Dormir, en mi modesta opinión y en la de otros muchos expertos, es signo de afeminamiento y degeneración.
Bien es sabido que desde tiempos inmemoriales los hombres de verdad no duermen, sino que caen en un varonil sopor de vez en cuando. Llegado el momento, nada puede imperdir el suenno al hombre de verdad, bombardeos atomicos lo arruyan, las trompetas del apocalipsis le cantan nanas, el sol cegador del polo sur es luz tenue y el duro suelo plumas de pato.
Piensenlo, el hombre ha conquistado imperios, cruzado oceanos y escalado las mas altas cumbres durmiendo sobre montones de trabajo manual o directamente sobre la cubierta de una bodega o el duro suelo, en medio de tormentas pavorosas, bajo el ruido de los bombardeos, en el vaiven de las olas del Pacifico, en el verano polar, en el calor del Sahara y el frio de los Andes, entre ratas, en trincheras, camiones, trenes y aeroplanos.
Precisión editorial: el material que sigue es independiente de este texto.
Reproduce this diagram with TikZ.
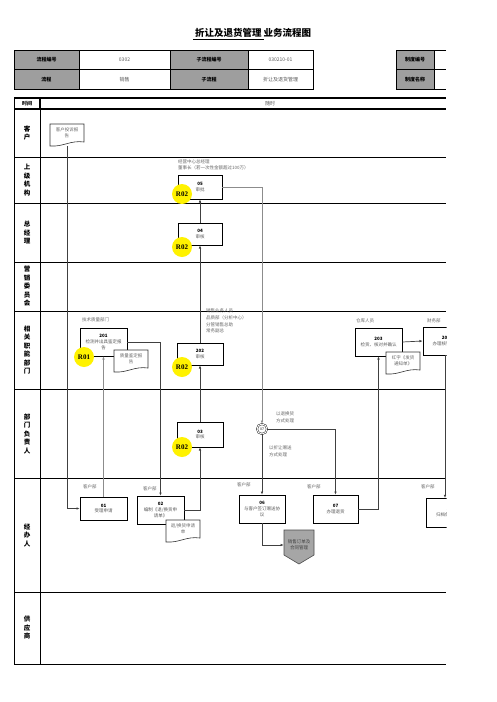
\documentclass[tikz,border=0pt]{standalone}
\usepackage{fontspec}
\setmainfont{Noto Sans CJK SC}
\newfontfamily\rfont{Liberation Serif}
\usetikzlibrary{arrows.meta}
\newcommand\docshape[4]{%
  \draw[line width=0.6pt,draw=black!80,fill=white] (#1,#2) -- (#3,#2) -- (#3,#4-4)
    .. controls (#1+0.6*#3-0.6*#1,#4-6) and (#1+0.4*#3-0.4*#1,#4+1) .. (#1,#4) -- cycle;}
\begin{document}
\begin{tikzpicture}[x=1pt,y=-1pt,
  lanel/.style={line width=0.8pt},
  lanelab/.style={font=\fontsize{6.5}{8.5}\selectfont\bfseries,align=center,inner sep=0},
  hd/.style={font=\fontsize{5}{6}\selectfont\bfseries,inner sep=0},
  hv/.style={font=\fontsize{5}{6}\selectfont,text=black!65,inner sep=0},
  box/.style={draw,line width=0.6pt,fill=white,inner sep=0.3pt,align=center,
    font=\fontsize{4.5}{5.6}\selectfont,text=black!65},
  lbl/.style={font=\fontsize{4.5}{6.6}\selectfont,text=black!60,align=left,inner sep=0},
  dtext/.style={font=\fontsize{4.5}{5.6}\selectfont,text=black!60,align=center,inner sep=0},
  rc/.style={circle,fill=yellow,minimum size=20pt,inner sep=0,font=\rfont\bfseries\fontsize{7}{8}\selectfont},
  conn/.style={line width=0.7pt,draw=black!75},
  gconn/.style={line width=1pt,draw=black!45},
  arr/.style={-{Latex[length=3.2pt,width=2.6pt]}}
]
\useasboundingbox (0,0) rectangle (496,702);
\fill[white] (0,0) rectangle (496,702);

% title
\node[font=\fontsize{9.5}{11}\selectfont\bfseries,inner sep=0] (title) at (252,34) {\underline{\ 折让及退货管理\ }业务流程图};

% header table
\fill[black!38] (14,50) rectangle (79,89);
\fill[black!38] (170,50) rectangle (248,89);
\fill[black!38] (396,50) rectangle (434,89);
\draw[line width=0.8pt] (14,50) rectangle (313,89);
\draw[line width=0.8pt] (14,69.5) -- (313,69.5);
\foreach \x in {79,170,248} \draw[line width=0.8pt] (\x,50) -- (\x,89);
\draw[line width=0.8pt] (446,50) -- (396,50) -- (396,89) -- (446,89);
\draw[line width=0.8pt] (396,69.5) -- (446,69.5);
\draw[line width=0.8pt] (434,50) -- (434,89);
\node[hd] (h1) at (46.5,60) {流程编号};
\node[hv] (h2) at (124.5,60) {0302};
\node[hd] (h3) at (209,60) {子流程编号};
\node[hv] (h4) at (280.5,60) {030210-01};
\node[hd] (h5) at (46.5,79.5) {流程};
\node[hv] (h6) at (124.5,79.5) {销售};
\node[hd] (h7) at (209,79.5) {子流程};
\node[hv] (h8) at (280.5,79.5) {折让及退货管理};
\node[hd] (h9) at (415,60) {制度编号};
\node[hd] (h10) at (415,79.5) {制度名称};

% time row
\draw[line width=1.6pt] (14,98) -- (446,98);
\draw[line width=1.6pt] (14,109) -- (446,109);
\draw[line width=0.8pt] (14,98) -- (14,109);
\draw[line width=1.4pt] (40,98) -- (40,109);
\node[hd] (tt) at (27,103.5) {时间};
\node[hv] (ts) at (270,103.5) {随时};

% lanes
\foreach \y in {157,203,262,311,389,478,592,664} \draw[lanel] (14,\y) -- (446,\y);
\draw[lanel] (14,109) -- (14,664);
\draw[lanel] (40,109) -- (40,664);
\node[lanelab] (l1) at (27,133) {客\\户};
\node[lanelab] (l2) at (27,180) {上\\级\\机\\构};
\node[lanelab] (l3) at (27,232.5) {总\\经\\理};
\node[lanelab] (l4) at (27,286.5) {营\\销\\委\\员\\会};
\node[lanelab] (l5) at (27,350) {相\\关\\职\\能\\部\\门};
\node[lanelab] (l6) at (27,433.5) {部\\门\\负\\责\\人};
\node[lanelab] (l7) at (27,535) {经\\办\\人};
\node[lanelab] (l8) at (27,628) {供\\应\\商};

\begin{scope}
\clip (0,0) rectangle (446.5,702);
% texts
\node[lbl,anchor=west] (t1) at (178,165) {经营中心总经理\\董事长（若一次性金额超过100万）};
\node[lbl,anchor=west] (t2) at (82,320) {技术质量部门};
\node[lbl,anchor=north west] (t3) at (206,309) {销售业务人员\\品质部（分析中心）\\分管销售总助\\常务副总};
\node[lbl,anchor=west] (t4) at (356,321) {仓库人员};
\node[lbl,anchor=west] (t5) at (427,321) {财务部};
\node[lbl,anchor=west] (c1) at (83,487) {客户部};
\node[lbl,anchor=west] (c2) at (143,489) {客户部};
\node[lbl,anchor=west] (c3) at (237,485) {客户部};
\node[lbl,anchor=west] (c4) at (307,487) {客户部};
\node[lbl,anchor=west] (c5) at (421,487) {客户部};
\node[lbl,anchor=west] (g1) at (276,417) {以退换货\\方式处理};
\node[lbl,anchor=west] (g2) at (269,451) {以折让赠送\\方式处理};

% process boxes
\node[box,minimum width=44pt,minimum height=24pt] (b05) at (200,187) {{\color{black}\textbf{05}}\\审批};
\node[box,minimum width=44pt,minimum height=22pt] (b04) at (200,234) {{\color{black}\textbf{04}}\\审核};
\node[box,minimum width=47pt,minimum height=28pt] (b201) at (103.5,342) {{\color{black}\textbf{201}}\\检测并出具鉴定报\\告};
\node[box,minimum width=46pt,minimum height=22pt] (b202) at (200,354) {{\color{black}\textbf{202}}\\审核};
\node[box,minimum width=46pt,minimum height=25pt] (b03) at (200,434.5) {{\color{black}\textbf{03}}\\审核};
\node[box,minimum width=47pt,minimum height=23pt] (b01) at (103.5,508.5) {{\color{black}\textbf{01}}\\受理申请};
\node[box,minimum width=47pt,minimum height=28pt] (b02) at (160.5,510) {{\color{black}\textbf{02}}\\编制《退/换货申\\请单》};
\node[box,minimum width=46pt,minimum height=28pt] (b06) at (262,509) {{\color{black}\textbf{06}}\\与客户签订赠送协\\议};
\node[box,minimum width=45pt,minimum height=28pt] (b07) at (335.5,509) {{\color{black}\textbf{07}}\\办理退货};
\node[box,minimum width=47pt,minimum height=28pt] (b203) at (378.5,342) {{\color{black}\textbf{203}}\\检货、核对并确认};
\node[box,minimum width=46pt,minimum height=28pt] (b204) at (446,341) {{\color{black}\textbf{204}}\\办理核销退款};
\node[box,minimum width=47pt,minimum height=29pt] (b08) at (449.5,512.5) {{\color{black}\textbf{08}}\\归档保存单据};

% documents
\docshape{50}{124}{84}{146}
\node[dtext] (d1) at (67,133) {客户投诉报\\告};
\docshape{114}{350}{148}{372}
\node[dtext] (d2) at (131,359) {质量鉴定报\\告};
\docshape{166}{520}{200}{542}
\node[dtext] (d3) at (183,529) {退/换货申请\\单};
\docshape{386}{352}{420}{374}
\node[dtext] (d4) at (403,361) {红字《发货\\通知单》};

% off-page connector
\draw[line width=0.6pt,fill=black!35,draw=black!70] (284,530) -- (314,530) -- (314,555) -- (299,564) -- (284,555) -- cycle;
\node[dtext,text=black!75,minimum width=30pt,minimum height=30pt] (off) at (299,545) {销售订单及\\合同管理};

% gateway
\node[draw,double,double distance=1pt,circle,minimum size=10pt,inner sep=0,fill=white,font=\fontsize{3.5}{4}\selectfont] (gw) at (262,429) {07};

% connectors
\draw[conn,arr] (d1.south |- 67,146) -- (67,508.5) -- (b01.west);
\draw[gconn,arr] (b01.north) -- (b201.south);
\draw[conn,arr] (b201.east) -| (b02.north);
\draw[conn,arr] (b02.east) -| (b03.south);
\draw[conn,arr] (b03.north) -- (b202.south);
\draw[conn,arr] (b202.north) -- (b04.south);
\draw[conn,arr] (b04.north) -- (b05.south);
\draw[gconn,arr] (b05.east) -| (gw.north);
\draw[conn,arr] (gw.south) -- (b06.north);
\draw[conn,arr] (gw.east) -| (b07.north);
\draw[conn,arr] (b07.east) -| (b203.south);
\draw[conn,arr] (b203.east) -- (b204.west);
\draw[conn,arr] (b204.south -| 445,0) -- (445,498);
\draw[conn,arr] (b06.south) |- (off.west);

% R circles
\node[rc] (r1) at (182,194) {R02};
\node[rc] (r2) at (182,247) {R02};
\node[rc] (r3) at (84,357) {R01};
\node[rc] (r4) at (182,367) {R02};
\node[rc] (r5) at (182,447) {R02};
\end{scope}
\end{tikzpicture}
\end{document}
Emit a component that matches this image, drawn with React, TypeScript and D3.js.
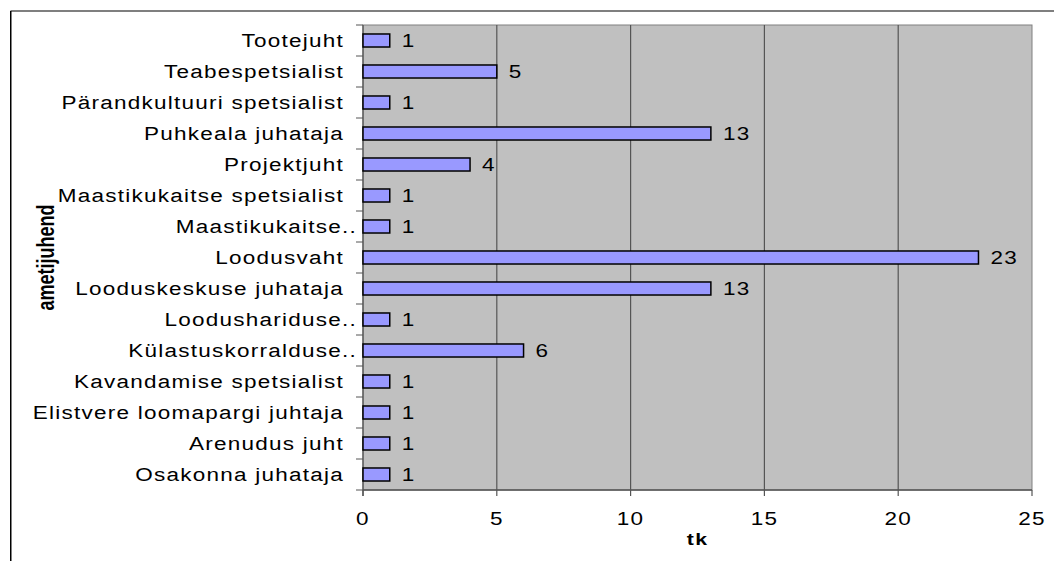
import React from "react";
import * as d3 from "d3";

const categories = [
  "Tootejuht",
  "Teabespetsialist",
  "Pärandkultuuri spetsialist",
  "Puhkeala juhataja",
  "Projektjuht",
  "Maastikukaitse spetsialist",
  "Maastikukaitse..",
  "Loodusvaht",
  "Looduskeskuse juhataja",
  "Loodushariduse..",
  "Külastuskorralduse..",
  "Kavandamise spetsialist",
  "Elistvere loomapargi juhtaja",
  "Arenudus juht",
  "Osakonna juhataja",
];
const values = [1, 5, 1, 13, 4, 1, 1, 23, 13, 1, 6, 1, 1, 1, 1];
const xTicks = [0, 5, 10, 15, 20, 25];
const xTitle = "tk";
const yTitle = "ametijuhend";

const W = 1054;
const H = 561;
const plot = { left: 363, top: 25, right: 1032, bottom: 490 };
const SX = 1.25;
const FS = 18;
const LS = 1;
const FONT = "'Liberation Sans', Arial, sans-serif";

export default function App() {
  const x = d3.scaleLinear().domain([0, 25]).range([plot.left, plot.right]);
  const y = d3
    .scaleBand<string>()
    .domain(categories)
    .range([plot.top, plot.bottom])
    .paddingInner(0.58)
    .paddingOuter(0.29);
  const band = d3.scaleBand<string>().domain(categories).range([plot.top, plot.bottom]);

  return (
    <svg
      width={W}
      height={H}
      style={{ position: "absolute", left: 0, top: 0, display: "block", background: "#fff" }}
    >
      {/* outer frame */}
      <line x1={10.5} y1={11} x2={W} y2={11} stroke="#000" strokeWidth={1.2} />
      <line x1={10.75} y1={11} x2={10.75} y2={H} stroke="#000" strokeWidth={1.5} />

      {/* plot background */}
      <rect
        x={plot.left}
        y={plot.top}
        width={plot.right - plot.left}
        height={plot.bottom - plot.top}
        fill="#c0c0c0"
        stroke="#808080"
        strokeWidth={1}
      />

      {/* gridlines */}
      {xTicks.slice(1, -1).map((t) => (
        <line
          key={"g" + t}
          x1={x(t)}
          x2={x(t)}
          y1={plot.top}
          y2={plot.bottom}
          stroke="#555"
          strokeWidth={1.2}
        />
      ))}

      {/* axes */}
      <line x1={plot.left} x2={plot.left} y1={plot.top} y2={plot.bottom + 6} stroke="#555" strokeWidth={1.3} />
      <line x1={plot.left} x2={plot.right} y1={plot.bottom} y2={plot.bottom} stroke="#555" strokeWidth={1.3} />
      {categories.map((c) => (
        <line
          key={"yt" + c}
          x1={plot.left - 7}
          x2={plot.left}
          y1={band(c)!}
          y2={band(c)!}
          stroke="#555"
          strokeWidth={1}
        />
      ))}
      <line x1={plot.left - 7} x2={plot.left} y1={plot.bottom} y2={plot.bottom} stroke="#555" strokeWidth={1} />
      {xTicks.map((t) => (
        <g key={"xt" + t}>
          <line x1={x(t)} x2={x(t)} y1={plot.bottom} y2={plot.bottom + 6} stroke="#555" strokeWidth={1.2} />
          <text
            transform={`translate(${x(t)},${525}) scale(${SX},1)`}
            textAnchor="middle"
            fontFamily={FONT}
            fontSize={FS}
            letterSpacing={LS}
            fill="#000"
          >
            {t}
          </text>
        </g>
      ))}

      {/* bars */}
      {categories.map((c, i) => (
        <rect
          key={"b" + c}
          x={x(0)}
          y={y(c)!}
          width={x(values[i]) - x(0)}
          height={y.bandwidth()}
          fill="#9999ff"
          stroke="#000"
          strokeWidth={1.5}
        />
      ))}

      {/* value labels */}
      {categories.map((c, i) => (
        <text
          key={"v" + c}
          transform={`translate(${x(values[i]) + 12},${band(c)! + band.bandwidth() / 2 + 6.5}) scale(${SX},1)`}
          fontFamily={FONT}
          fontSize={FS}
          letterSpacing={LS}
          fill="#000"
        >
          {values[i]}
        </text>
      ))}

      {/* category labels */}
      {categories.map((c) => (
        <text
          key={"c" + c}
          transform={`translate(${c.endsWith("..") ? 357 : 344},${band(c)! + band.bandwidth() / 2 + 6.5}) scale(${SX},1)`}
          textAnchor="end"
          fontFamily={FONT}
          fontSize={FS}
          letterSpacing={LS}
          fill="#000"
        >
          {c}
        </text>
      ))}

      {/* axis titles */}
      <text
        transform={`translate(${(plot.left + plot.right) / 2},545) scale(${SX},1)`}
        textAnchor="middle"
        fontFamily={FONT}
        fontWeight="bold"
        fontSize={17}
        letterSpacing={LS}
        fill="#000"
      >
        {xTitle}
      </text>
      <text
        transform={`translate(54,${(plot.top + plot.bottom) / 2}) scale(1.3,1) rotate(-90)`}
        textAnchor="middle"
        fontFamily={FONT}
        fontWeight="bold"
        fontSize={18}
        fill="#000"
      >
        {yTitle}
      </text>
    </svg>
  );
}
Esos hombres de verdad no necesitaban antifaces ni tapones, pues el suenno es un lujo burgues y su reclamación, vicio de blandos e inmaduros, que reclaman como necesidad para el desempenno de sus banales tareas horas ingentes de suenno en camitas blanditas y sin ruidos.
Si durmieran lo que necesitan y no tomaran el suenno como otro lujo con el que llenar sus insustanciales vidas, se dormirían hasta de pie, sin valerianas ni platanos, en un concierto de los Slayer, como ha hecho el hombre desde tiempos inmemoriales y hasta que esta sociedad acomodada lo ha convertido en el engendro, a mitad de camino entre Pomerania y cotorra gris, en el que parece haberse convertido.